> DO THIS:
Omit all images. Transcribe the rest of the material below exactly.

> DATA PROVIDED:
☆ ☆ ☆ ☆ ☆ ☆ ☆

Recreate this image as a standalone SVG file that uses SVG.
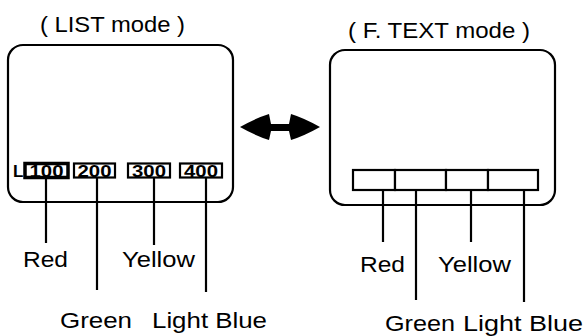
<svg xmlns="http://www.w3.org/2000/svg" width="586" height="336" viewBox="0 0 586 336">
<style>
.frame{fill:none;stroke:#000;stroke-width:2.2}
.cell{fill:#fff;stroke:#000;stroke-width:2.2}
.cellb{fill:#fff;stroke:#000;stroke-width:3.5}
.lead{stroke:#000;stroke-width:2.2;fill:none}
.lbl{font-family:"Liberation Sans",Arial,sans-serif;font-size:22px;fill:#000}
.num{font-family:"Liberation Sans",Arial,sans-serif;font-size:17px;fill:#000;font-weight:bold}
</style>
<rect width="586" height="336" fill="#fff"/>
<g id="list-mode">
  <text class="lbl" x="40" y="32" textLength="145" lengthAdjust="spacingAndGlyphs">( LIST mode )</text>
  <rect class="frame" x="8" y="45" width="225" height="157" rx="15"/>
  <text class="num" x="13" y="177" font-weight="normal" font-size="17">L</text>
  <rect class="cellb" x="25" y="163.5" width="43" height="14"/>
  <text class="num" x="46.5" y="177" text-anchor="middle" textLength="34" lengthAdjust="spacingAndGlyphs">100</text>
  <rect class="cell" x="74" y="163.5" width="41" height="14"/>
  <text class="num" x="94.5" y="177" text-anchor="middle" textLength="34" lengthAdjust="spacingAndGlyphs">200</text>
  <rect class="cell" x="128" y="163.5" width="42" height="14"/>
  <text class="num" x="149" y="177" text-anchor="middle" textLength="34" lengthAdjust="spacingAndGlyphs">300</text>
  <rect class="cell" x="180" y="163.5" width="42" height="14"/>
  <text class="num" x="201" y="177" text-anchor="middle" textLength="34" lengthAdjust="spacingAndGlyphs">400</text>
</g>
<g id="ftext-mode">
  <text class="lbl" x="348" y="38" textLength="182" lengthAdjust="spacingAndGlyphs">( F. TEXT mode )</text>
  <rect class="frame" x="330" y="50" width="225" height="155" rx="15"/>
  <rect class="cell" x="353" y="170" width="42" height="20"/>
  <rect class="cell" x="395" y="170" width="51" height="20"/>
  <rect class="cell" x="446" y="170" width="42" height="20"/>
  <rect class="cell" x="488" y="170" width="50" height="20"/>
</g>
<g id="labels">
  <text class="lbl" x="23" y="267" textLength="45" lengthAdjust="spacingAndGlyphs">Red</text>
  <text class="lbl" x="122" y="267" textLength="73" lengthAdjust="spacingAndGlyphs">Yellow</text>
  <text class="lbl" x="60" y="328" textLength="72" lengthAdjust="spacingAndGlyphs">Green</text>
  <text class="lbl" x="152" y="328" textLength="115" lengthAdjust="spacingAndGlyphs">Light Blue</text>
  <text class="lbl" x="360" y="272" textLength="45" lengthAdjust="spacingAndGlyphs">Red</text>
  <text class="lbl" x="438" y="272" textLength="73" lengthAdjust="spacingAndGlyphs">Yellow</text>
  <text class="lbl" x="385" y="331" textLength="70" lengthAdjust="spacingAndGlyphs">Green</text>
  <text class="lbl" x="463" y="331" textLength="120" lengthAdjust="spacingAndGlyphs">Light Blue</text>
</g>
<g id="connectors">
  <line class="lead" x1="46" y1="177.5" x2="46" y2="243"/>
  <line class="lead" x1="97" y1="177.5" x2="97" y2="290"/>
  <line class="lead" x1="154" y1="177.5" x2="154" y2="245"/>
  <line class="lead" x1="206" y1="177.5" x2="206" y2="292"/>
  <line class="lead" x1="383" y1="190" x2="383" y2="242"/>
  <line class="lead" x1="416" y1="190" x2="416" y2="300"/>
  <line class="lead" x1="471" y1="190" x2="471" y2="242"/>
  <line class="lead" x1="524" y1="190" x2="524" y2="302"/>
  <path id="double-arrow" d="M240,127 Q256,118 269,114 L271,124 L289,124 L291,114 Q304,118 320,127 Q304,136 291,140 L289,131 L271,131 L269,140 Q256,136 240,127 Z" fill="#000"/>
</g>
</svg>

☆ ☆ ☆ ☆ ☆ ☆ ☆

> ANSWER BELOW:
Recreate this image as a standalone SVG file that uses SVG.
<svg xmlns="http://www.w3.org/2000/svg" width="586" height="336" viewBox="0 0 586 336">
<style>
.frame{fill:none;stroke:#000;stroke-width:2.2}
.cell{fill:#fff;stroke:#000;stroke-width:2.2}
.cellb{fill:#fff;stroke:#000;stroke-width:3.5}
.lead{stroke:#000;stroke-width:2.2;fill:none}
.lbl{font-family:"Liberation Sans",Arial,sans-serif;font-size:22px;fill:#000}
.num{font-family:"Liberation Sans",Arial,sans-serif;font-size:17px;fill:#000;font-weight:bold}
</style>
<rect width="586" height="336" fill="#fff"/>
<g id="list-mode">
  <text class="lbl" x="40" y="32" textLength="145" lengthAdjust="spacingAndGlyphs">( LIST mode )</text>
  <rect class="frame" x="8" y="45" width="225" height="157" rx="15"/>
  <text class="num" x="13" y="177" font-weight="normal" font-size="17">L</text>
  <rect class="cellb" x="25" y="163.5" width="43" height="14"/>
  <text class="num" x="46.5" y="177" text-anchor="middle" textLength="34" lengthAdjust="spacingAndGlyphs">100</text>
  <rect class="cell" x="74" y="163.5" width="41" height="14"/>
  <text class="num" x="94.5" y="177" text-anchor="middle" textLength="34" lengthAdjust="spacingAndGlyphs">200</text>
  <rect class="cell" x="128" y="163.5" width="42" height="14"/>
  <text class="num" x="149" y="177" text-anchor="middle" textLength="34" lengthAdjust="spacingAndGlyphs">300</text>
  <rect class="cell" x="180" y="163.5" width="42" height="14"/>
  <text class="num" x="201" y="177" text-anchor="middle" textLength="34" lengthAdjust="spacingAndGlyphs">400</text>
</g>
<g id="ftext-mode">
  <text class="lbl" x="348" y="38" textLength="182" lengthAdjust="spacingAndGlyphs">( F. TEXT mode )</text>
  <rect class="frame" x="330" y="50" width="225" height="155" rx="15"/>
  <rect class="cell" x="353" y="170" width="42" height="20"/>
  <rect class="cell" x="395" y="170" width="51" height="20"/>
  <rect class="cell" x="446" y="170" width="42" height="20"/>
  <rect class="cell" x="488" y="170" width="50" height="20"/>
</g>
<g id="labels">
  <text class="lbl" x="23" y="267" textLength="45" lengthAdjust="spacingAndGlyphs">Red</text>
  <text class="lbl" x="122" y="267" textLength="73" lengthAdjust="spacingAndGlyphs">Yellow</text>
  <text class="lbl" x="60" y="328" textLength="72" lengthAdjust="spacingAndGlyphs">Green</text>
  <text class="lbl" x="152" y="328" textLength="115" lengthAdjust="spacingAndGlyphs">Light Blue</text>
  <text class="lbl" x="360" y="272" textLength="45" lengthAdjust="spacingAndGlyphs">Red</text>
  <text class="lbl" x="438" y="272" textLength="73" lengthAdjust="spacingAndGlyphs">Yellow</text>
  <text class="lbl" x="385" y="331" textLength="70" lengthAdjust="spacingAndGlyphs">Green</text>
  <text class="lbl" x="463" y="331" textLength="120" lengthAdjust="spacingAndGlyphs">Light Blue</text>
</g>
<g id="connectors">
  <line class="lead" x1="46" y1="177.5" x2="46" y2="243"/>
  <line class="lead" x1="97" y1="177.5" x2="97" y2="290"/>
  <line class="lead" x1="154" y1="177.5" x2="154" y2="245"/>
  <line class="lead" x1="206" y1="177.5" x2="206" y2="292"/>
  <line class="lead" x1="383" y1="190" x2="383" y2="242"/>
  <line class="lead" x1="416" y1="190" x2="416" y2="300"/>
  <line class="lead" x1="471" y1="190" x2="471" y2="242"/>
  <line class="lead" x1="524" y1="190" x2="524" y2="302"/>
  <path id="double-arrow" d="M240,127 Q256,118 269,114 L271,124 L289,124 L291,114 Q304,118 320,127 Q304,136 291,140 L289,131 L271,131 L269,140 Q256,136 240,127 Z" fill="#000"/>
</g>
</svg>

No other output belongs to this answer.